Jencks, in ``The Homeless''

The Homeless Advisory Committee has sent City Manager Jim Spore its recommendation: Spend an $800,000 federal grant for ``capital costs connected with innovative homeless activities'' on a permanent homeless shelter. That recommendation comes before City Council next month. No way should Council base a decision on this skimpy report.

Nowhere in it does the committee support its recommendations. Do the homeless here reflect the national profile - mostly single, mostly male, more than half substance abusers, more than a quarter mentally ill? If so, are there better ways to assist them than a permanent shelter - vouchers for residential drug treatment, supervised group homes or reinstitu-tionalization for the mentally ill? Are there better ways to help the sober and skilled than bunking them with the intoxicated - say, subsidizing single-room-occupancy hotels with shower and phone? Are there better ways to help homeless single mothers and children than a room or two in a clearinghouse/flophouse for all homeless? ``Flophouses'' faded with a bad rep, but they met the need of homeless singles better than lean-tos in the woods.

The homeless have varying problems requiring varying solutions, and some beyond solving. Yet the committee would lump them in a facility that purports to be all things to all homeless people. It only reluctantly makes obvious distinctions that greatly affect a program's success. An ex-ample: The ``human right'' of one individual to fair treatment by shelter officials seems to have concerned the committee far more than the human right of the other occupants to freedom from the unruly and threatening.

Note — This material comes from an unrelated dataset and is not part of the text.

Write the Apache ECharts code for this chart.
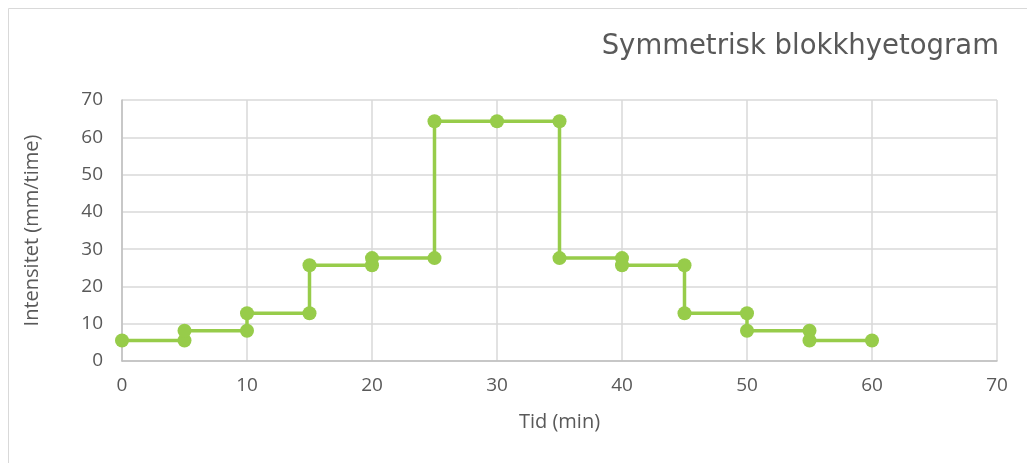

There is the right, too, of the larger community to be heard about what its taxes buy. The committee, concerned about tipping its hand to prospective sellers and tipping off wary neighborhoods, suggests five locations for the shelter. It describes each vaguely enough to delay the NIMBY response. It also leaves you wondering what common cri-te-ria these sites could possibly have met: Proximity to the homeless? To transportation? Distance from subdivisions very vocal about plans for their back yards?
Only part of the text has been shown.